Source data:
--- Start ---

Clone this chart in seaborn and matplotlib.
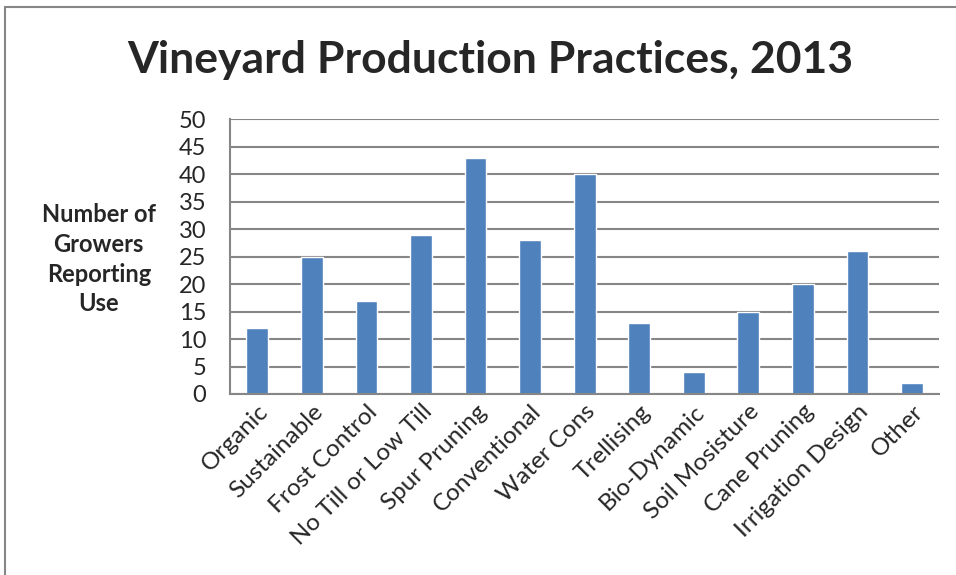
import matplotlib
matplotlib.use("Agg")
import matplotlib.pyplot as plt
import seaborn as sns
import pandas as pd

practices = ['Organic', 'Sustainable', 'Frost Control', 'No Till or Low Till', 'Spur Pruning',
             'Conventional', 'Water Cons', 'Trellising', 'Bio-Dynamic', 'Soil Mosisture',
             'Cane Pruning', 'Irrigation Design', 'Other']
growers = [12, 25, 17, 29, 43, 28, 40, 13, 4, 15, 20, 26, 2]
y_ticks = [0, 5, 10, 15, 20, 25, 30, 35, 40, 45, 50]

df = pd.DataFrame({'Practice': practices, 'Growers': growers})

sns.set_style('white')
plt.rcParams['font.family'] = ['Lato', 'DejaVu Sans']

fig = plt.figure(figsize=(9.56, 5.75), dpi=100)
ax = fig.add_axes([0.2406, 0.3148, 0.742, 0.478])

# gridlines behind bars
ax.set_axisbelow(True)
ax.yaxis.grid(True, color='#868686', linewidth=1.5)

sns.barplot(data=df, x='Practice', y='Growers', color='#4F81BD', saturation=1,
            width=0.4, ax=ax)

ax.set_ylim(0, 50)
ax.set_yticks(y_ticks)
ax.set_xlim(-0.5, len(practices) - 0.5)
ax.tick_params(axis='y', labelsize=17, length=0, pad=17)
ax.tick_params(axis='x', labelsize=17.5, length=0, pad=5)
plt.setp(ax.get_xticklabels(), rotation=45, ha='right', rotation_mode='anchor')

for side in ['top', 'right']:
    ax.spines[side].set_visible(False)
for side in ['left', 'bottom']:
    ax.spines[side].set_color('#868686')
    ax.spines[side].set_linewidth(1.5)

ax.set_xlabel('')
ax.set_ylabel('Number of\nGrowers\nReporting\nUse', rotation=0, fontsize=17,
              fontweight='bold', labelpad=0, linespacing=1.35)
ax.yaxis.set_label_coords(-0.185, 0.49)
ax.yaxis.label.set_va('center')
ax.yaxis.label.set_ha('center')

fig.text(0.513, 0.895, 'Vineyard Production Practices, 2013', ha='center', va='center',
         fontsize=32, fontweight='bold')

# chart border (left and top visible)
fig.add_artist(plt.Line2D([0.005, 0.005], [0, 0.988], color='#868686', lw=1.5))
fig.add_artist(plt.Line2D([0.005, 1.0], [0.988, 0.988], color='#868686', lw=1.5))

fig.savefig('out.png', dpi=100)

--- End ---

Set task:
Please take the lines from the beginning of the data above through the line holding "ax.yaxis.grid(True, color='#868686', linewidth=1.5)" and transcribe them exactly, without any pictures.

Solution to this problem:
Clone this chart in seaborn and matplotlib.
import matplotlib
matplotlib.use("Agg")
import matplotlib.pyplot as plt
import seaborn as sns
import pandas as pd

practices = ['Organic', 'Sustainable', 'Frost Control', 'No Till or Low Till', 'Spur Pruning',
             'Conventional', 'Water Cons', 'Trellising', 'Bio-Dynamic', 'Soil Mosisture',
             'Cane Pruning', 'Irrigation Design', 'Other']
growers = [12, 25, 17, 29, 43, 28, 40, 13, 4, 15, 20, 26, 2]
y_ticks = [0, 5, 10, 15, 20, 25, 30, 35, 40, 45, 50]

df = pd.DataFrame({'Practice': practices, 'Growers': growers})

sns.set_style('white')
plt.rcParams['font.family'] = ['Lato', 'DejaVu Sans']

fig = plt.figure(figsize=(9.56, 5.75), dpi=100)
ax = fig.add_axes([0.2406, 0.3148, 0.742, 0.478])

# gridlines behind bars
ax.set_axisbelow(True)
ax.yaxis.grid(True, color='#868686', linewidth=1.5)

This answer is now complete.